• **Aim of the exercise**
Output the first line of the listing and each line after it, up to and including the line that contains "import * as echarts from 'echarts';", exactly as written, minus the pictures.
[BEGIN]
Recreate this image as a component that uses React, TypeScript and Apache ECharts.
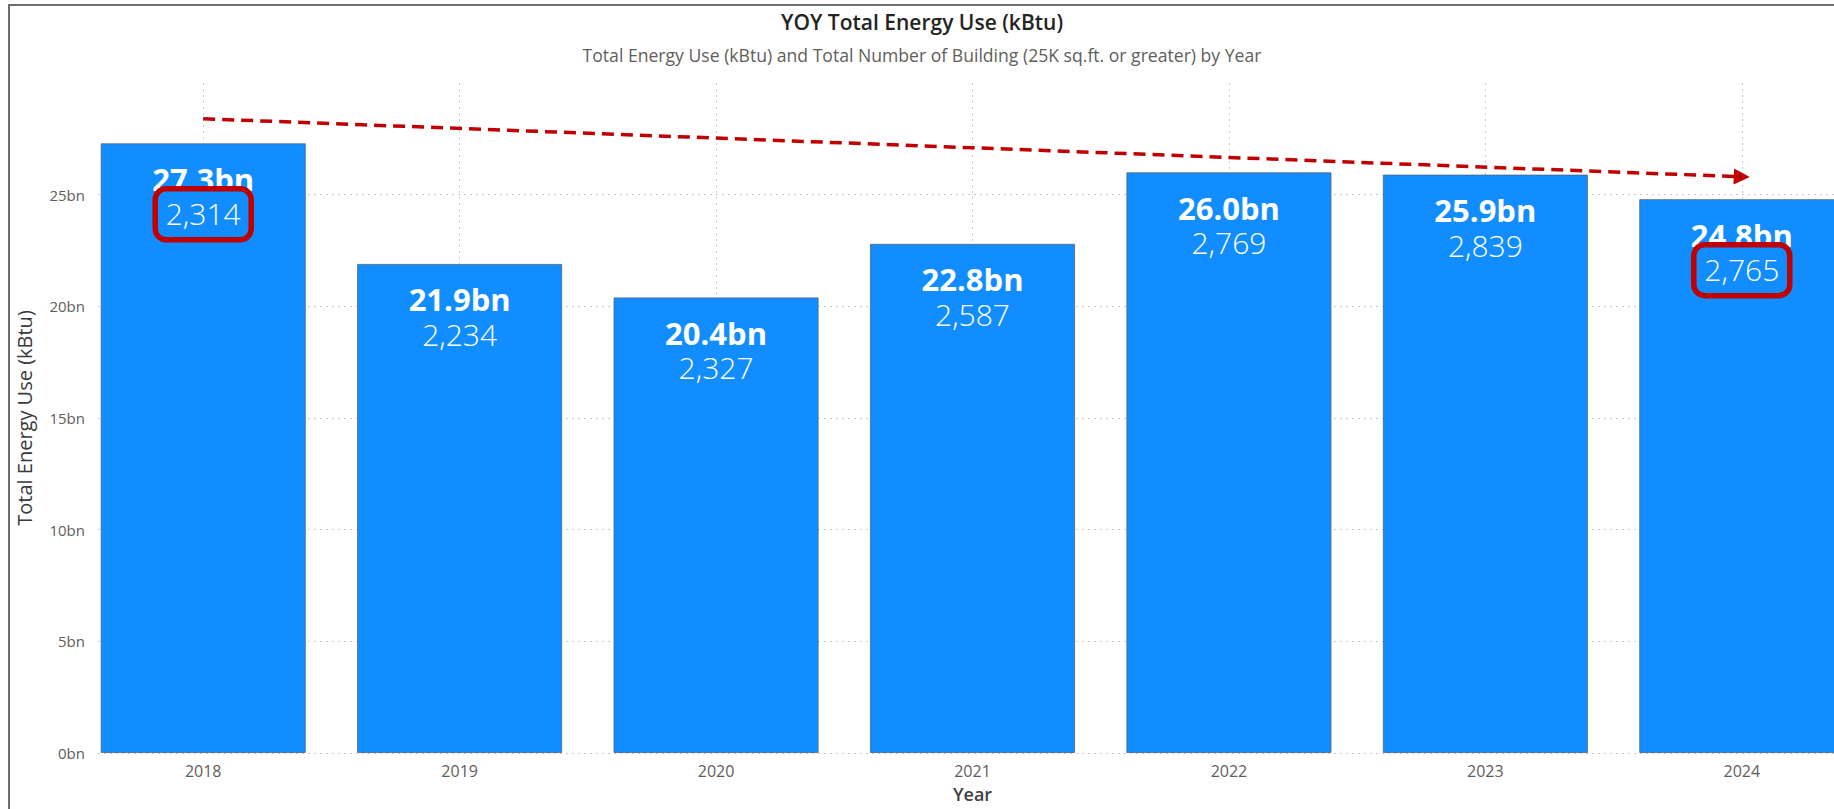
import { useEffect, useRef } from 'react';
import * as echarts from 'echarts';

const years = ['2018', '2019', '2020', '2021', '2022', '2023', '2024'];
const energyUse = [27.3e9, 21.9e9, 20.4e9, 22.8e9, 26.0e9, 25.9e9, 24.8e9];
const buildingCounts = [2314, 2234, 2327, 2587, 2769, 2839, 2765];
const highlightedYears = ['2018', '2024'];
const trendStart = 28.4e9;
const trendEnd = 25.8e9;

const TITLE = 'YOY Total Energy Use (kBtu)';
const SUBTITLE = 'Total Energy Use (kBtu) and Total Number of Building (25K sq.ft. or greater) by Year';
const FONT = '"Open Sans", "Noto Sans", sans-serif';
const RED = '#C00000';
const VIEW_W = 1834;
const CHART_W = 1900;

export default function App() {
  const ref = useRef<HTMLDivElement>(null);

  useEffect(() => {
    if (!ref.current) return;
    const chart = echarts.init(ref.current, undefined, { renderer: 'svg' });
    const option: any = {
      animation: false,
      backgroundColor: '#ffffff',
      textStyle: { fontFamily: FONT },
      title: [
        {
          text: TITLE,
          left: VIEW_W / 2,
          textAlign: 'center',
          top: 6,
          textStyle: { fontSize: 21, fontWeight: 600, color: '#252423', fontFamily: FONT },
        },
        {
          text: SUBTITLE,
          left: VIEW_W / 2,
          textAlign: 'center',
          top: 41,
          textStyle: { fontSize: 17.6, fontWeight: 400, color: '#605E5C', fontFamily: FONT },
        },
      ],
      grid: [
        { left: 98, right: 30, top: 83, bottom: 56 },
        { left: 75, right: 30, top: 83, bottom: 56 },
      ],
      xAxis: [
        { type: 'category', gridIndex: 0, data: years, show: false },
        {
          type: 'category',
          gridIndex: 1,
          data: years,
          axisLine: { show: false },
          axisTick: { show: false },
          axisLabel: { fontSize: 16, color: '#605E5C', margin: 10, fontFamily: FONT },
          splitLine: {
            show: true,
            alignWithLabel: true,
            lineStyle: { type: [2, 4], color: '#cccccc', width: 1 },
          },
          name: 'Year',
          nameLocation: 'middle',
          nameGap: 32,
          nameTextStyle: { fontSize: 18, fontWeight: 600, color: '#404040', fontFamily: FONT },
        },
      ],
      yAxis: [
        {
          type: 'value',
          gridIndex: 0,
          min: 0,
          max: 30e9,
          interval: 5e9,
          axisLine: { show: false },
          axisTick: { show: false },
          axisLabel: {
            showMaxLabel: false,
            fontSize: 15,
            color: '#605E5C',
            margin: 13,
            fontFamily: FONT,
            formatter: (v: number) => `${Math.round(v / 1e9)}bn`,
          },
          splitLine: {
            show: true,
            showMaxLine: false,
            lineStyle: { type: [2, 4], color: '#c8c8c8', width: 1 },
          },
          name: 'Total Energy Use (kBtu)',
          nameLocation: 'middle',
          nameRotate: 90,
          nameGap: 64,
          nameTextStyle: { fontSize: 20, fontWeight: 400, color: '#3a3a3a', fontFamily: FONT },
        },
        {
          type: 'value',
          gridIndex: 1,
          min: 0,
          max: 30e9,
          interval: 5e9,
          show: false,
          splitLine: { show: false },
        },
      ],
      series: [
        {
          type: 'bar',
          xAxisIndex: 1,
          yAxisIndex: 1,
          data: energyUse,
          barCategoryGap: '20%',
          itemStyle: { color: '#118DFF', borderColor: 'rgba(80,95,115,0.75)', borderWidth: 1 },
          emphasis: { disabled: true },
          label: {
            show: true,
            position: 'insideTop',
            distance: 18,
            formatter: (p: any) =>
              `{v|${(energyUse[p.dataIndex] / 1e9).toFixed(1)}bn}\n{c|${buildingCounts[p.dataIndex].toLocaleString('en-US')}}`,
            rich: {
              v: { fontSize: 31, fontWeight: 'bold', color: '#ffffff', lineHeight: 35, fontFamily: FONT },
              c: { fontSize: 30, fontWeight: 300, color: '#ffffff', lineHeight: 35, fontFamily: FONT },
            },
          },
          markLine: {
            silent: true,
            z: 10,
            symbol: ['none', 'triangle'],
            symbolSize: 16,
            label: { show: false },
            emphasis: { disabled: true },
            lineStyle: { color: RED, width: 3.5, type: [12, 7], opacity: 1 },
            data: [[{ coord: [years[0], trendStart] }, { coord: [years[years.length - 1], trendEnd] }]],
          },
        },
      ],
    };
    chart.setOption(option);

    const boxes = highlightedYears.map((y) => {
      const i = years.indexOf(y);
      const [cx, top] = chart.convertToPixel({ seriesIndex: 0 }, [i, energyUse[i]]) as number[];
      return {
        type: 'rect',
        z: 100,
        shape: { x: cx - 48, y: top + 45.5, width: 96, height: 51, r: 11 },
        style: { fill: 'none', stroke: RED, lineWidth: 5.5 },
        silent: true,
      };
    });
    chart.setOption({ graphic: boxes });

    return () => chart.dispose();
  }, []);

  return (
    <div
      style={{
        position: 'absolute',
        left: 0,
        top: 0,
        width: VIEW_W,
        height: 809,
        overflow: 'hidden',
        background: '#fff',
      }}
    >
      <div ref={ref} style={{ position: 'absolute', left: 0, top: 0, width: CHART_W, height: 809 }} />
      <div
        style={{
          position: 'absolute',
          left: 8,
          top: 4,
          width: 1824,
          height: 803,
          borderLeft: '2px solid #6e6e6e',
          borderTop: '2px solid #6e6e6e',
          pointerEvents: 'none',
        }}
      />
    </div>
  );
}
[END]
• **Final result**
Recreate this image as a component that uses React, TypeScript and Apache ECharts.
import { useEffect, useRef } from 'react';
import * as echarts from 'echarts';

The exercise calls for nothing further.